Publicado originalmente no JOTA.

O cenário regulatório sobre inteligência artificial no Brasil e no mundo tem direcionado pouca atenção à dimensão ecológica da IA, às exigências energéticas, à produção de carbono e às emissões de gases estufa gerados pelo setor de tecnologia da informação e comunicação da computação. Em que pese a inteligência artificial tenha um grande potencial para contribuir para a mitigação das mudanças climáticas, precisamos falar sobre a demanda de energia que essa tecnologia requer para sua elaboração, desenvolvimento e execução.

A título exemplificativo, as metodologias para treinamento de redes neurais utilizam quantidade expressiva de dados e a eficiência da precisão desses modelos depende da disponibilidade de grandes recursos computacionais, elevado consumo de energia, sendo muito custosos devido à pegada de carbono necessária para abastecer o hardware de processamento de tensores.
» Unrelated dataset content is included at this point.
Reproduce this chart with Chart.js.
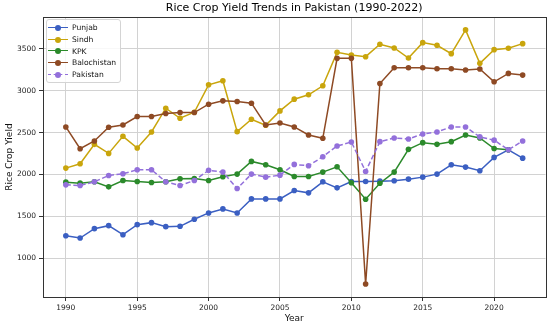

Considerando que a evolução da inteligência artificial aumentou cerca de 300 mil vezes entre os anos de 2012 e 2018 [1], o impacto ambiental e os efeitos climáticos das operações devem ser objeto de atenção no cenário regulatório.

Nessa senda, a Assembleia Geral das Nações Unidas definiu metas mundiais, um plano de ação para as pessoas, para o planeta e para a prosperidade, em 2015, reforçando que a mudança climática é um dos maiores desafios da atualidade e seus efeitos negativos minam a capacidade de todos os países de alcançar o desenvolvimento sustentável. Dentre os Objetivos de Desenvolvimento Sustentável a serem atingidos até 2030, elenca-se o de garantir acesso à energia barata, confiável, sustentável e renovável para todos (ODS 7), assegurar padrões de produção e de consumo sustentáveis (ODS 12) e tomar medidas urgentes para combater a mudança climática e seus impactos (ODS 13).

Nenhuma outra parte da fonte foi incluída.